Feedback Motion Prediction for Safe Unicycle Robot Navigation

TL;DR

This paper introduces novel conic feedback motion prediction methods for unicycle robots, enabling fast and accurate safety assessment to improve reactive navigation around obstacles in cluttered environments.

Contribution

It proposes a new conic feedback motion prediction approach as an alternative to traditional Lyapunov level sets for unicycle robots, enhancing safety and reactivity.

Findings

Motion prediction improves safety in obstacle avoidance.

The method enables real-time safety monitoring during navigation.

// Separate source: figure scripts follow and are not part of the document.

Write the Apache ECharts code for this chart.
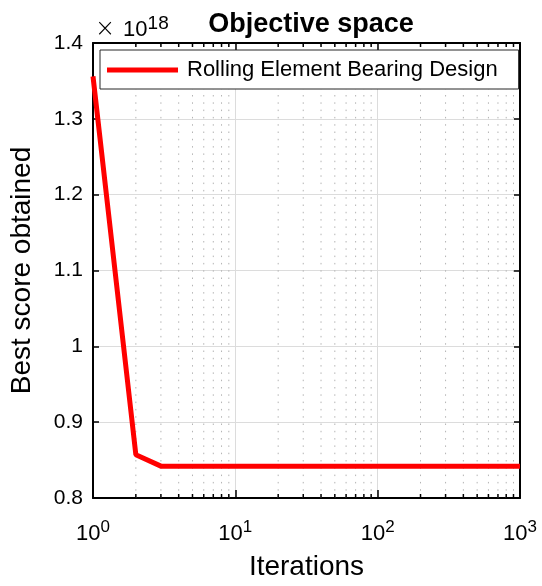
<!DOCTYPE html>
<html>
<head>
<meta charset="utf-8">
<style>
	html, body, div {
		margin: 0;
		padding: 0;
		background: #fff;
	}
	#objspace {
		width: 542px;
		height: 586px;
	}
</style>
<script src="https://cdn.jsdelivr.net/npm/echarts@6/dist/echarts.min.js"></script>
</head>
<body>
<div id="objspace"></div>
<script>
	// 收敛曲线数据 (单位 1e18)
	var iterations = [1, 2, 3, 1000];
	var scores = [1.356, 0.857, 0.842, 0.842];
	var seriesName = 'Rolling Element Bearing Design';
	// 对数轴次刻度位置
	var minorTicks = [2, 3, 4, 5, 6, 7, 8, 9, 20, 30, 40, 50, 60, 70, 80, 90, 200, 300, 400, 500, 600, 700, 800, 900];

	var yMin = 0.8, yMax = 1.4;
	var font = 'Liberation Sans, Arial, sans-serif';

	var chart = echarts.init(document.getElementById('objspace'));

	var xLabel = {
		fontFamily: font,
		color: '#000',
		margin: 21,
		formatter: function (v) {
			return '{b|10}{s|' + Math.round(Math.log10(v)) + '}';
		},
		rich: {
			b: { fontSize: 22, fontFamily: font, color: '#000' },
			s: { fontSize: 17, fontFamily: font, color: '#000', padding: [0, 0, 12, 0] }
		}
	};

	var option = {
		animation: false,
		title: {
			text: 'Objective space',
			left: 306,
			textAlign: 'center',
			top: 6,
			textStyle: { fontFamily: font, fontSize: 27, fontWeight: 'bold', color: '#000' }
		},
		graphic: [{
			type: 'text',
			left: 95,
			top: 14,
			style: {
				text: '{x|×}{a|10}{s|18}',
				rich: {
					x: { fontSize: 24, fontFamily: 'DejaVu Sans', fill: '#000', fontWeight: 'lighter', padding: [0, 8, 0, 0] },
					a: { fontSize: 22, fontFamily: font, fill: '#000' },
					s: { fontSize: 19, fontFamily: font, fill: '#000', padding: [0, 0, 12, 0] }
				}
			}
		}],
		legend: {
			data: [seriesName],
			left: 100,
			top: 50,
			padding: [9, 21, 8, 7],
			itemGap: 0,
			borderColor: '#262626',
			borderWidth: 1,
			backgroundColor: '#fff',
			icon: 'rect',
			itemWidth: 71,
			itemHeight: 5,
			itemStyle: { color: '#ff0000' },
			textStyle: { fontFamily: font, fontSize: 22, color: '#000', padding: [0, 0, 0, 4] },
			z: 10
		},
		grid: {
			left: 93,
			right: 22,
			top: 43,
			bottom: 86,
			containLabel: false
		},
		xAxis: [{
			type: 'log',
			logBase: 10,
			min: 1,
			max: 1000,
			name: 'Iterations',
			nameLocation: 'middle',
			nameGap: 55,
			nameTextStyle: { fontFamily: font, fontSize: 28, color: '#000' },
			axisLine: { show: true, lineStyle: { color: '#000', width: 2 } },
			axisTick: { show: true, inside: true, length: 8, lineStyle: { color: '#000', width: 1.5 } },
			axisLabel: xLabel,
			splitLine: { show: true, lineStyle: { color: '#dcdcdc', width: 1 } }
		}, {
			type: 'log',
			logBase: 10,
			min: 1,
			max: 1000,
			position: 'top',
			axisLine: { show: true, lineStyle: { color: '#000', width: 2 } },
			axisTick: { show: true, inside: true, length: 8, lineStyle: { color: '#000', width: 1.5 } },
			axisLabel: { show: false },
			splitLine: { show: false }
		}],
		yAxis: [{
			type: 'value',
			min: yMin,
			max: yMax,
			interval: 0.1,
			name: 'Best score obtained',
			nameLocation: 'middle',
			nameGap: 57,
			nameTextStyle: { fontFamily: font, fontSize: 28, color: '#000' },
			axisLine: { show: true, lineStyle: { color: '#000', width: 2 } },
			axisTick: { show: true, inside: true, length: 6, lineStyle: { color: '#000', width: 1.5 } },
			axisLabel: {
				fontFamily: font,
				fontSize: 21,
				color: '#000',
				margin: 10,
				formatter: function (v) {
					return String(Math.round(v * 10) / 10);
				}
			},
			splitLine: { show: true, lineStyle: { color: '#dcdcdc', width: 1 } }
		}, {
			type: 'value',
			min: yMin,
			max: yMax,
			interval: 0.1,
			position: 'right',
			axisLine: { show: true, lineStyle: { color: '#000', width: 2 } },
			axisTick: { show: true, inside: true, length: 6, lineStyle: { color: '#000', width: 1.5 } },
			axisLabel: { show: false },
			splitLine: { show: false }
		}],
		series: [{
			// 次网格线与次刻度
			type: 'custom',
			silent: true,
			xAxisIndex: 0,
			yAxisIndex: 0,
			z: 1,
			data: minorTicks.map(function (v) { return [v, yMin]; }),
			renderItem: function (params, api) {
				var v = api.value(0);
				var bot = api.coord([v, yMin]);
				var top = api.coord([v, yMax]);
				return {
					type: 'group',
					children: [{
						type: 'line',
						shape: { x1: bot[0], y1: bot[1], x2: top[0], y2: top[1] },
						style: { stroke: '#b4b4b4', lineWidth: 1, lineDash: [1.5, 5.8] }
					}, {
						type: 'line',
						shape: { x1: bot[0], y1: bot[1], x2: bot[0], y2: bot[1] - 4 },
						style: { stroke: '#000', lineWidth: 1.5 }
					}, {
						type: 'line',
						shape: { x1: top[0], y1: top[1], x2: top[0], y2: top[1] + 4 },
						style: { stroke: '#000', lineWidth: 1.5 }
					}]
				};
			}
		}, {
			name: seriesName,
			type: 'line',
			xAxisIndex: 0,
			yAxisIndex: 0,
			symbol: 'none',
			z: 5,
			lineStyle: { color: '#ff0000', width: 5 },
			itemStyle: { color: '#ff0000' },
			data: iterations.map(function (x, i) { return [x, scores[i]]; })
		}]
	};

	chart.setOption(option);
</script>
</body>
</html>
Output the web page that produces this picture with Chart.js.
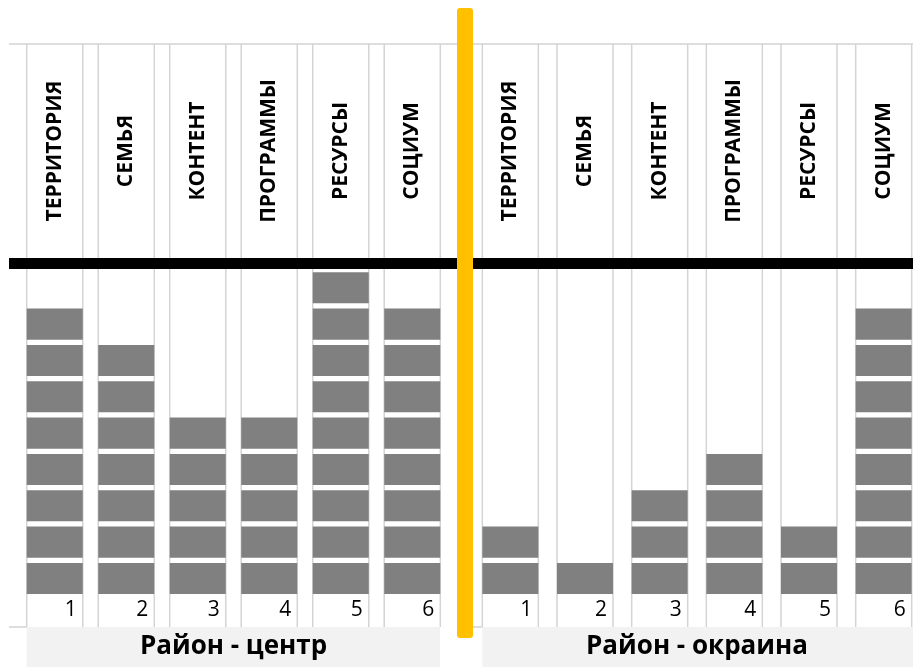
<!DOCTYPE html>
<html>
<head>
<meta charset="utf-8">
<script src="https://cdn.jsdelivr.net/npm/chart.js@4"></script>
<style>
  html, body { margin: 0; padding: 0; background: #fff; overflow: hidden; }
  #wrap { position: relative; width: 913px; height: 667px; overflow: hidden; }
  .box { position: absolute; top: 0; height: 667px; }
  #left { left: 0; width: 457px; }
  #right { left: 473px; width: 450px; }
  #divider { position: absolute; left: 457px; top: 8px; width: 16px; height: 630px;
             background: #FFC000; border-radius: 3px; }
</style>
</head>
<body>
<div id="wrap">
  <div class="box" id="left"><canvas id="center"></canvas></div>
  <div class="box" id="right"><canvas id="outskirts"></canvas></div>
  <div id="divider"></div>
</div>
<script>
// categories (written vertically above each column) and the column numbers below
const categories = ['ТЕРРИТОРИЯ', 'СЕМЬЯ', 'КОНТЕНТ', 'ПРОГРАММЫ', 'РЕСУРСЫ', 'СОЦИУМ'];
const columnNumbers = ['1', '2', '3', '4', '5', '6'];
// number of filled blocks per column
const centerValues = [8, 7, 5, 5, 9, 8];
const outskirtsValues = [2, 1, 3, 4, 2, 8];
const groupTitles = ['Район - центр', 'Район - окраина'];
const maxLevel = 9;

var BLOCK = 0.855;         // filled share of one unit row, the rest is the white gap
var TOP_LINE = 44;         // sheet top border
var BLACK_TOP = 258;       // thick black rule
var BLACK_H = 11;
var ROW_BOTTOM = 627;      // bottom of the numbers row
var GRID = '#d4d4d4';
var FONT = 'Open Sans';

// one floating-bar dataset per unit level, so each level shows as a separate block
function blockSets(values) {
  var sets = [];
  for (var k = 1; k <= maxLevel; k++) {
    sets.push({
      data: values.map(function(v) { return v >= k ? [k - 1, k - 1 + BLOCK] : null; }),
      backgroundColor: '#808080',
      borderWidth: 0
    });
  }
  return sets;
}

// spreadsheet look: grid lines, grey title band, black rule, vertical category names
var sheetPlugin = {
  id: 'sheet',
  beforeDraw: function(chart, args, o) {
    var ctx = chart.ctx, x = chart.scales.x;
    var half = x.width / categories.length * o.barPct / 2;
    var centers = categories.map(function(c, i) { return x.getPixelForValue(i); });
    ctx.save();
    ctx.fillStyle = '#fff';
    ctx.fillRect(0, 0, chart.width, chart.height);
    // title band
    var tb = chart.titleBlock;
    ctx.fillStyle = '#f2f2f2';
    ctx.fillRect(centers[0] - half, tb.top, chart.width - (centers[0] - half) - o.bandRight, chart.height - tb.top);
    ctx.strokeStyle = GRID;
    ctx.lineWidth = 1.5;
    ctx.beginPath();
    ctx.moveTo(o.lineFrom, TOP_LINE); ctx.lineTo(chart.width, TOP_LINE);
    ctx.moveTo(o.lineFrom, ROW_BOTTOM); ctx.lineTo(centers[0] - half, ROW_BOTTOM);
    centers.forEach(function(cx) {
      [cx - half, cx + half].forEach(function(px) {
        ctx.moveTo(px, TOP_LINE); ctx.lineTo(px, ROW_BOTTOM);
      });
    });
    ctx.stroke();
    ctx.restore();
  },
  afterDraw: function(chart, args, o) {
    var ctx = chart.ctx, x = chart.scales.x;
    ctx.save();
    ctx.fillStyle = '#000';
    ctx.fillRect(o.lineFrom, BLACK_TOP, chart.width - o.lineFrom, BLACK_H);
    ctx.font = 'bold 21px "' + FONT + '"';
    ctx.textAlign = 'center';
    ctx.textBaseline = 'middle';
    categories.forEach(function(name, i) {
      ctx.save();
      ctx.translate(x.getPixelForValue(i), (TOP_LINE + BLACK_TOP) / 2);
      ctx.rotate(-Math.PI / 2);
      ctx.fillText(name, 0, 0);
      ctx.restore();
    });
    ctx.restore();
  }
};

function makeChart(id, values, title, o) {
  return new Chart(document.getElementById(id), {
    type: 'bar',
    data: { labels: columnNumbers, datasets: blockSets(values) },
    options: {
      responsive: true,
      maintainAspectRatio: false,
      animation: false,
      layout: { padding: { top: 267, left: o.padLeft, right: o.padRight, bottom: 0 } },
      datasets: { bar: { grouped: false, categoryPercentage: 1, barPercentage: o.barPct } },
      scales: {
        x: {
          grid: { display: false, drawTicks: false },
          border: { display: false },
          ticks: { color: '#000', font: { family: FONT, size: 21 }, padding: 3,
                   labelOffset: 16, maxRotation: 0, autoSkip: false },
          afterFit: function(s) { s.height = 33; }
        },
        y: { display: false, min: 0, max: maxLevel }
      },
      plugins: {
        legend: { display: false },
        tooltip: { enabled: false },
        title: {
          display: true, position: 'bottom', text: title, color: '#000',
          font: { family: FONT, size: 26, weight: 'bold', lineHeight: '30px' },
          padding: { top: 5, bottom: 5 }
        },
        sheet: { barPct: o.barPct, lineFrom: o.lineFrom, bandRight: o.bandRight }
      }
    },
    plugins: [sheetPlugin]
  });
}

makeChart('center', centerValues, groupTitles[0],
  { padLeft: 19, padRight: 9, barPct: 0.784, lineFrom: 9, bandRight: 17 });
makeChart('outskirts', outskirtsValues, groupTitles[1],
  { padLeft: 0, padRight: 2, barPct: 0.75, lineFrom: 0, bandRight: 0 });
</script>
</body>
</html>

Simulations confirm the effectiveness of the approach.

Abstract

As a simple and robust mobile robot base, differential drive robots that can be modelled as a kinematic unicycle find significant applications in logistics and service robotics in both industrial and domestic settings. Safe robot navigation around obstacles is an essential skill for such unicycle robots to perform diverse useful tasks in complex cluttered environments, especially around people and other robots. Fast and accurate safety assessment plays a key role in reactive and safe robot motion design. In this paper, as a more accurate and still simple alternative to the standard circular Lyapunov level sets, we introduce novel conic feedback motion prediction methods for bounding the close-loop motion trajectory of the kinematic unicycle robot model under a standard unicycle motion control approach. We present an application of unicycle feedback motion prediction for safe robot navigation around obstacles using reference governors, where the safety of a unicycle robot is continuously monitored based on the predicted future robot motion. We investigate the role of motion prediction on robot behaviour in numerical simulations and conclude that fast and accurate feedback motion prediction is key for fast, reactive, and safe robot navigation around obstacles.